Zara Larsson debuts with “So Good”

By Paige Daniel

Thoughts Editor

Swedish pop star Zara Larsson released her second studio album, “So Good,” last Friday, officially making her debut in the United States. Larsson has slid under the radar while slowly accumulating success with her singles “Lush Life” and “Never Forget You”—creating a new kind of pop stardom.

Larsson is following a path similar to that many other pop artists. She has been releasing a slew of singles that crack the charts, but don’t go to number one.

This seems to be the approach for many young pop singers: oversaturate yourself in the market by releasing too many singles to count, but hold off on the release of an album for as long as possible. The terms and conditions of the pop game have changed. Larsson is the champion of this, much to her fans’ chagrin.

That being said, Larsson is young—only 19. Winning Sweden’s version of America’s Got Talent at 10 years old, she has initiated an overdue comeback with “So Good,” slightly rebranding her image to fit the current pop landscape. That’s where things start to get murky.

Pinning down Larsson’s pop identity is tricky. Larsson seems to have borrowed inspiration from Rihanna, often inflecting the rich tone of her voice with a Caribbean accent (she’s not Caribbean, so take from that what you will).

Her single “Lush Life” achieved a one-off hit status with this sound, a tropical tinge to its interlocking beats. “Sundown” (featuring WizKid) is basically a Drake song, gathering its trademarks from dancehall; funnily enough, WizKid is also featured on “Sundown”’s doppelganger, Drake’s “One Dance.”

She rests on her five singles for the album, which doesn’t leave much room for a fresh track list. While the singles are arguably the best songs on “So Good,” their styles vary wildly, oscillating between R&B (“So Good”), urban pop (“I Would Like”), pop/rap hybridity (“Ain’t My Fault”) and ballad-gone-rogue (“Never Forget You”). Each was too eager to pander to radio by throwing out different sounds, creating a mix-up of dissimilarity.
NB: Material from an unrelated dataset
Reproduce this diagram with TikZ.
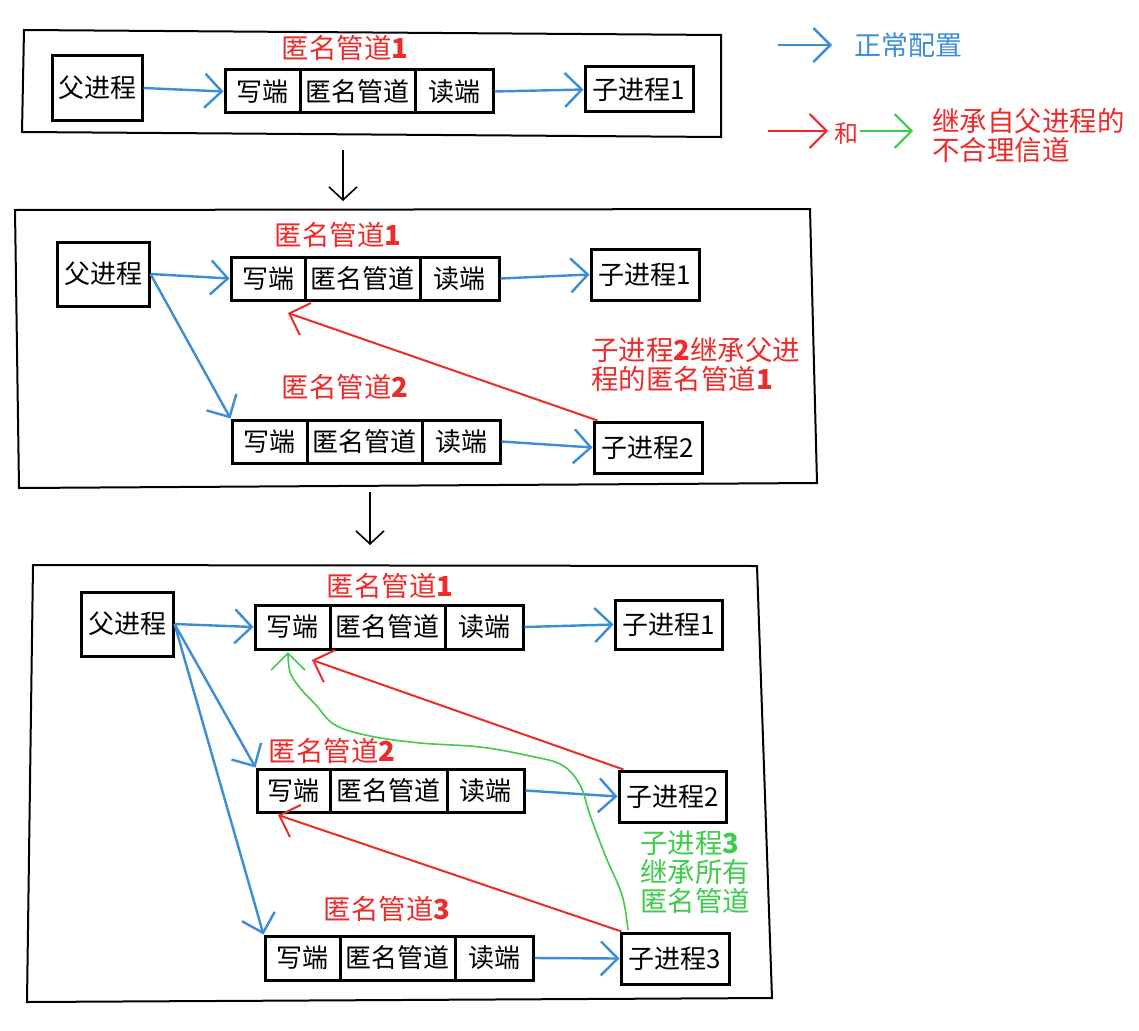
\documentclass[tikz,border=0pt]{standalone}
\usepackage{fontspec}
\setmainfont{Noto Sans CJK SC}
\usetikzlibrary{arrows.meta,calc}
\definecolor{cblue}{HTML}{3C8DD8}
\definecolor{cred}{HTML}{EC2B2B}
\definecolor{cgreen}{HTML}{3FCB4B}
\tikzset{
 bx/.style={draw=black, line width=3pt, inner sep=0pt, font=\fontsize{26}{28}\selectfont},
 frame/.style={draw=black, line width=2pt},
 barb/.style={-{Straight Barb[length=17pt,width=34pt]}},
 bl/.style={cblue, line width=2.4pt, barb},
 rd/.style={cred, line width=2pt, barb},
 gr/.style={cgreen, line width=1.6pt, barb},
 dn/.style={black, line width=1.6pt, -{Straight Barb[length=13pt,width=28pt]}},
 lbl/.style={cred, font=\fontsize{27.5}{29}\selectfont, inner sep=0pt},
 gl/.style={cgreen, font=\fontsize{27.5}{29}\selectfont, inner sep=0pt, align=left},
 leg/.style={font=\fontsize{27.5}{29}\selectfont, inner sep=0pt, align=left},
}
\newcommand\cellbox[6]{\node[bx, minimum width={#4-#2}, minimum height={#5-#3}] (#1) at ({(#2+#4)/2},{(#3+#5)/2}) {#6};}
\newcommand\pipecells[7]{%
 \cellbox{#1w}{#2}{#3}{#4}{#7}{写端}
 \cellbox{#1m}{#4}{#3}{#5}{#7}{匿名管道}
 \cellbox{#1r}{#5}{#3}{#6}{#7}{读端}}
\begin{document}
\begin{tikzpicture}[x=1pt,y=-1pt]
\fill[white] (0,0) rectangle (1139,1030);
\useasboundingbox (0,0) rectangle (1139,1030);

% ---------- panel 1 ----------
\draw[frame] (24,30) -- (721,35) -- (721,137) -- (22,132) -- cycle;
\cellbox{fa}{52}{56}{142}{120}{父进程}
\pipecells{pa}{225}{70}{300}{415}{493}{113}
\cellbox{ca}{585}{67}{693}{112}{子进程1}
\node[lbl] (la) at (345,48) {匿名管道\textbf{1}};
\draw[bl] (fa.east) -- (paw.west);
\draw[bl] (par.east) -- (ca.west);

\coordinate (d1a) at (343,150);
\coordinate (d1b) at (343,201);
\draw[dn] (d1a) -- (d1b);

% ---------- panel 2 ----------
\draw[frame] (15,210) -- (810,209) -- (817,483) -- (19,488) -- cycle;
\cellbox{fb}{57}{242}{149}{306}{父进程}
\pipecells{pb}{231}{257}{305}{420}{499}{300}
\cellbox{cb1}{591}{249}{699}{300}{子进程1}
\pipecells{qb}{232}{420}{307}{422}{500}{463}
\cellbox{cb2}{594}{422}{702}{473}{子进程2}
\node[lbl] (lb1) at (338,235) {匿名管道\textbf{1}};
\node[lbl] (lb2) at (345,387) {匿名管道\textbf{2}};
\node[lbl, anchor=west, align=left, font=\fontsize{27.5}{29}\selectfont] (lb3) at (591,365) {子进程\textbf{2}继承父进\\程的匿名管道\textbf{1}};
\draw[bl] (fb.east) -- (pbw.west);
\draw[bl] (fb.east) -- (qbw.north west);
\draw[bl] (pbr.east) -- (cb1.west);
\draw[bl] (qbr.east) -- (cb2.west);
\coordinate (tb) at (288,313);
\draw[rd] ($(cb2.north west)+(5,0)$) -- (tb);

\coordinate (d2a) at (370,492);
\coordinate (d2b) at (370,545);
\draw[dn] (d2a) -- (d2b);

% ---------- panel 3 ----------
\draw[frame] (33,565) -- (757,566) -- (772,998) -- (27,1002) -- cycle;
\cellbox{fc}{81}{592}{173}{656}{父进程}
\pipecells{pc}{255}{605}{330}{445}{523}{649}
\cellbox{cc1}{615}{600}{722}{649}{子进程1}
\pipecells{qc}{257}{769}{330}{447}{524}{812}
\cellbox{cc2}{619}{771}{726}{822}{子进程2}
\pipecells{rc}{265}{936}{340}{455}{533}{980}
\cellbox{cc3}{621}{933}{729}{984}{子进程3}
\node[lbl] (lc1) at (390,586) {匿名管道\textbf{1}};
\node[lbl] (lc2) at (332,751) {匿名管道\textbf{2}};
\node[lbl] (lc3) at (387,909) {匿名管道\textbf{3}};
\node[gl, anchor=north west] (lc4) at (640,831) {子进程\textbf{3}\\继承所有\\匿名管道};
\draw[bl] (fc.east) -- (pcw.west);
\draw[bl] (fc.east) -- (qcw.north west);
\draw[bl] (fc.east) -- (rcw.north west);
\draw[bl] (pcr.east) -- (cc1.west);
\draw[bl] (qcr.east) -- (cc2.west);
\draw[bl] (rcr.east) -- (cc3.west);
\coordinate (tc1) at (312,660);
\coordinate (tc2) at (278,815);
\draw[rd] ($(cc2.north west)+(6,0)$) -- (tc1);
\draw[rd] ($(cc3.north west)+(2,0)$) -- (tc2);
\draw[gr] plot[smooth, tension=0.6] coordinates {(628,930) (622,895) (605,855) (590,815) (580,785) (562,765) (530,756) (480,747) (420,743) (370,736) (335,725) (316,705) (300,688) (290,672) (288,652)};

% ---------- legend ----------
\coordinate (g1a) at (778,45);
\coordinate (g1b) at (832,45);
\draw[bl] (g1a) -- (g1b);
\node[leg, anchor=west, text=cblue, font=\fontsize{27}{29}\selectfont] (g1t) at (854,45) {正常配置};
\coordinate (g2a) at (768,131);
\coordinate (g2b) at (828,131);
\draw[rd] (g2a) -- (g2b);
\node[leg, text=cred, font=\fontsize{24}{26}\selectfont] (g2h) at (846,133) {和};
\coordinate (g3a) at (860,131);
\coordinate (g3b) at (913,131);
\draw[gr, line width=2pt] (g3a) -- (g3b);
\node[leg, anchor=west, text=cred] (g2t) at (932,136) {继承自父进程的\\不合理信道};
\end{tikzpicture}
\end{document}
This would mean the other tracks need to submit a strong, singular sound. But Larsson’s identity is still unclear, letting mimicry take the reigns as true invention is pushed aside.

Maybe Larsson doesn’t mind sounding like everything else out there. She has the vocal chops for almost anything, except they waste away on tracks like the faux-reggae “Only You” and lackluster “Don’t Let Me Be Yours.”

Some tracks rotate through house and EDM beats (“TG4M,” “What They Say”), while others fall into a mid-tempo formula (“Make That Money Girl,” “Funeral”). The album feels very glued together—pieces that don’t belong to the same puzzle.

This doesn’t mean “So Good” is an unenjoyable listen. That’s where confliction grows—Larsson has an undeniable swagger and charisma that some of her pop peers lack. Her songs are sugary and buoyant enough.

However, she could rethink how she uses that swagger and charisma to develop a more focused identity. In the final track “Symphony,” a collaboration with Clean Bandit, Larsson charms at the eleventh hour to pull the album together. Her future work will hopefully hone in on a sound that’s uniquely her own. Meaningful pop can be made; Larsson doesn’t necessarily have to be the one to make it.